Fiji's Prime Minister Frank Bainimarama has sent a strong message to Prime Minister John Key that he had not forgotten New Zealand's response to his 2006 coup and the relationship between the two countries will never be the same as in the past.

Speaking at a banquet held in honour of Mr Key's first official visit to Fiji, Mr Bainimarama kicked off with warm words of welcome and a joke of sorts. "You are among friends. As long as you choose your words carefully when it comes to rugby."

Mr Key laughed, but it quickly became clear Mr Bainimarama meant he should choose his words carefully on other topics as well when the pair meet for formal talks on Friday morning.

He made it clear Key should not bother to lecture him about human rights or democracy in Fiji.


He rejected upfront one request Mr Key intended to make of him to reconsider the ban Fiji placed on some New Zealand and Australian journalists after that coup, including TVNZ's Barbara Dreaver.

He also indicated Mr Key's attempt to get Bainimarama back to the Pacific Islands Forum was doomed, saying New Zealand should show more understanding of Fiji's attempt to reform the regional architecture to give Pacific Islands a bigger voice.
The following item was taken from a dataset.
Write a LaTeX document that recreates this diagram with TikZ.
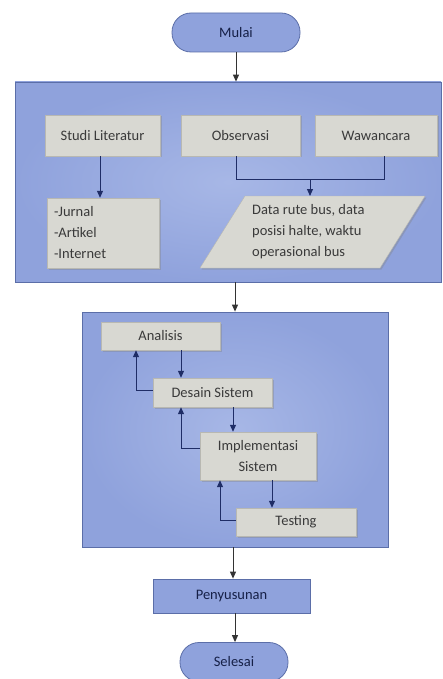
\documentclass[tikz,border=0pt]{standalone}
\usepackage{fontspec}
\setmainfont{Carlito}
\usetikzlibrary{arrows.meta,shadows}
\definecolor{panelblue}{HTML}{8FA2DC}
\definecolor{panelinner}{HTML}{A7B7E6}
\definecolor{paneledge}{HTML}{5B6EA8}
\definecolor{stepgray}{HTML}{D8D8D2}
\definecolor{navy}{HTML}{1F2D66}
\definecolor{txtgray}{HTML}{3A3A3A}
\tikzset{
  labelfont/.style={font=\fontsize{14.5}{21}\selectfont},
  panel/.style={draw=paneledge, line width=0.8pt, inner color=panelinner, outer color=panelblue},
  term/.style={draw=paneledge, line width=0.8pt, rounded corners=19pt, fill=panelblue,
    minimum width=128pt, minimum height=39pt, labelfont, text=navy!70!black},
  procbox/.style={draw=paneledge, line width=0.8pt, fill=panelblue, minimum width=157pt,
    minimum height=34pt, labelfont, text=navy!70!black},
  graybox/.style={fill=stepgray, draw=stepgray!85!black, line width=0.4pt,
    drop shadow={shadow xshift=1.5pt, shadow yshift=-1.5pt, opacity=0.35},
    labelfont, text=txtgray, inner sep=0pt},
  graypath/.style={fill=stepgray, draw=stepgray!85!black, line width=0.4pt,
    drop shadow={shadow xshift=1.5pt, shadow yshift=-1.5pt, opacity=0.35}},
  flow/.style={-{Triangle[length=7pt,width=6pt]}, line width=1pt, draw=black!80},
  inner/.style={-{Triangle[length=7pt,width=6pt]}, line width=1pt, draw=navy},
}
\begin{document}
\begin{tikzpicture}[x=1pt, y=-1pt]
\useasboundingbox (0,0) rectangle (442,679);
\fill[white] (0,0) rectangle (442,679);

% start terminator
\node[term] (mulai) at (236,32.5) {Mulai};

% first panel: data collection
\node[panel, minimum width=426pt, minimum height=200pt, inner sep=0pt] (panelA) at (228,182) {};
\node[graybox, minimum width=115pt, minimum height=41pt] (studi) at (102.5,135.5) {Studi Literatur};
\node[graybox, minimum width=119pt, minimum height=41pt] (obs) at (240.5,135.5) {Observasi};
\node[graybox, minimum width=122pt, minimum height=41pt] (waw) at (376,135.5) {Wawancara};
\node[graybox, minimum width=112pt, minimum height=70pt, align=left, text width=98pt] (jurnal) at (103,233)
  {-Jurnal\\-Artikel\\-Internet};
% data parallelogram
\path[graypath] (245,196) -- (425,196) -- (380,268) -- (200,268) -- cycle;
\coordinate (datatop) at (310,196);
\node[labelfont, text=txtgray, align=left, anchor=west, inner sep=0pt] (datatxt) at (252,232)
  {Data rute bus, data\\posisi halte, waktu\\operasional bus};
\coordinate (obsjoin) at (236,179);
\coordinate (wawjoin) at (384,179);
\coordinate (split) at (310,179);
\draw[line width=1pt, draw=navy] (obs.south -| obsjoin) -- (obsjoin) -- (wawjoin) -- (waw.south -| wawjoin);
\draw[inner] (split) -- (datatop);
\draw[inner] (studi.south -| 100,0) -- (jurnal.north -| 100,0);

% second panel: development cycle
\node[panel, minimum width=306pt, minimum height=235pt, inner sep=0pt] (panelB) at (235,429.5) {};
\node[graybox, minimum width=119pt, minimum height=28pt] (analisis) at (160.5,336) {Analisis};
\node[graybox, minimum width=119pt, minimum height=29pt] (desain) at (212.5,392.5) {Desain Sistem};
\node[graybox, minimum width=116pt, minimum height=48pt, align=center] (impl) at (258,456)
  {Implementasi\\Sistem};
\node[graybox, minimum width=120pt, minimum height=28pt] (testing) at (296,522) {Testing};

\draw[inner] (analisis.south -| 181,0) -- (desain.north -| 181,0);
\draw[inner] (desain.south -| 233,0) -- (impl.north -| 233,0);
\draw[inner] (impl.south -| 272,0) -- (testing.north -| 272,0);
\draw[inner] (desain.west |- 0,390) -| (analisis.south -| 136,0);
\draw[inner] (impl.west |- 0,448) -| (desain.south -| 181,0);
\draw[inner] (testing.west |- 0,520) -| (impl.south -| 220,0);

% closing steps
\node[procbox] (susun) at (231.5,596) {Penyusunan};
\node[term, minimum width=108pt] (selesai) at (234,662) {Selesai};

\draw[flow] (mulai.south) -- (panelA.north -| mulai.south);
\draw[flow] (panelA.south -| 235,0) -- (panelB.north -| 235,0);
\draw[flow] (panelB.south -| 233,0) -- (susun.north -| 233,0);
\draw[flow] (susun.south -| 235,0) -- (selesai.north -| 235,0);
\end{tikzpicture}
\end{document}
Mr Bainimarama wants New Zealand and Australia removed from the Forum.

In an often defiant speech, Mr Bainimarama took a swipe at those who questioned whether his own Government was legitimate, saying his Fiji First Party was supported by 60 per cent of Fijians in the 2014 election which international observers said was free and fair.
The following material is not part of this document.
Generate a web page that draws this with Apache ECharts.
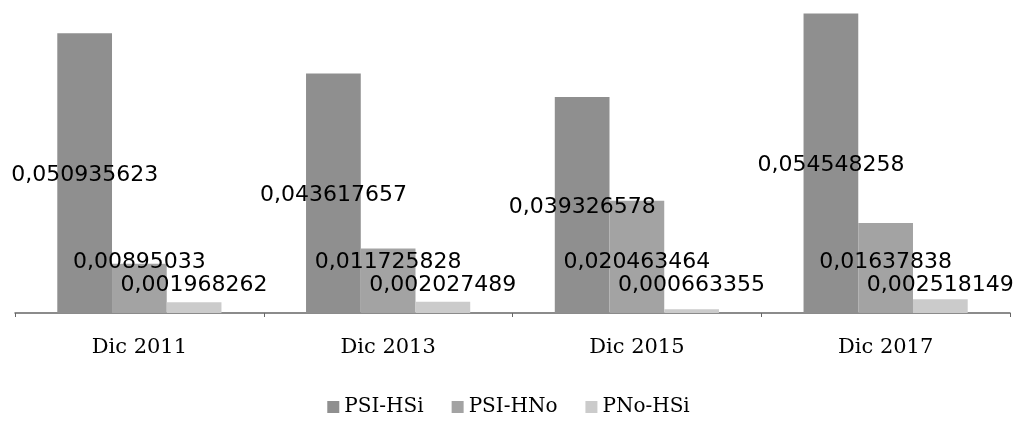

"It is on that basis I stand before you tonight. Not as a coup maker or dictator, as some in your country would still have it, but as a properly elected freely chosen leader of Fiji."

Mr Bainimarama has refused to be interviewed or even take questions from media during Mr Key's visit, and he criticised the "generally hostile" New Zealand media saying they appeared to question whether his government was legitimate.

Mr Bainimarama also made it clear he had not yet forgiven New Zealand for censuring Fiji over the coup.

It is on that basis I stand before you tonight. Not as a coup maker or dictator, as some in your country would still have it, but as a properly elected freely chosen leader of Fiji.

He said Fiji did want to rebuild its relationship with New Zealand, but Fiji was very different to the Fiji when the last New Zealand Prime Minister Helen Clark visited in 2006.

He defended his actions leading the coup in 2006 and subsequent to that, saying he had replaced a "sham democracy" by leading a "revolution" that ensured every citizen had a level playing field.


It was not all bad news for Mr Key. Mr Bainimarama thanked New Zealand fulsomely for its response to Cyclone Winston, something he said had forged stronger people-to-people ties between the two countries.

He said he was keen to meet with Mr Key "in the genuine spirit of engagement, and letting bygones be bygones". He welcomed Mr Key's sentiment that the past should be left behind. "Because Fiji and New Zealand have had far too long a friendship and we are far too close geographically to allow this opportunity to pass."

He wanted to forge a new relationship with New Zealand, but expected it to be "more equal" and "more rooted in individual respect".

"The strains and irritants that have marked our political relationship in recent years are a textbook example of how not to conduct friendly relations between neighbouring countries. They must be replaced by genuine cooperation and understanding."

In his response, Mr Key noted Mr Bainimarama's wish for a relationship more of equals.

"In coming to Fiji, I wanted to demonstrate exactly that."

He had noted Mr Bainimarama's remarks about the coup and did not wish to relitigate them. However, he said it was important to note New Zealand was one of the longest unbroken democracies in the world and held that dear.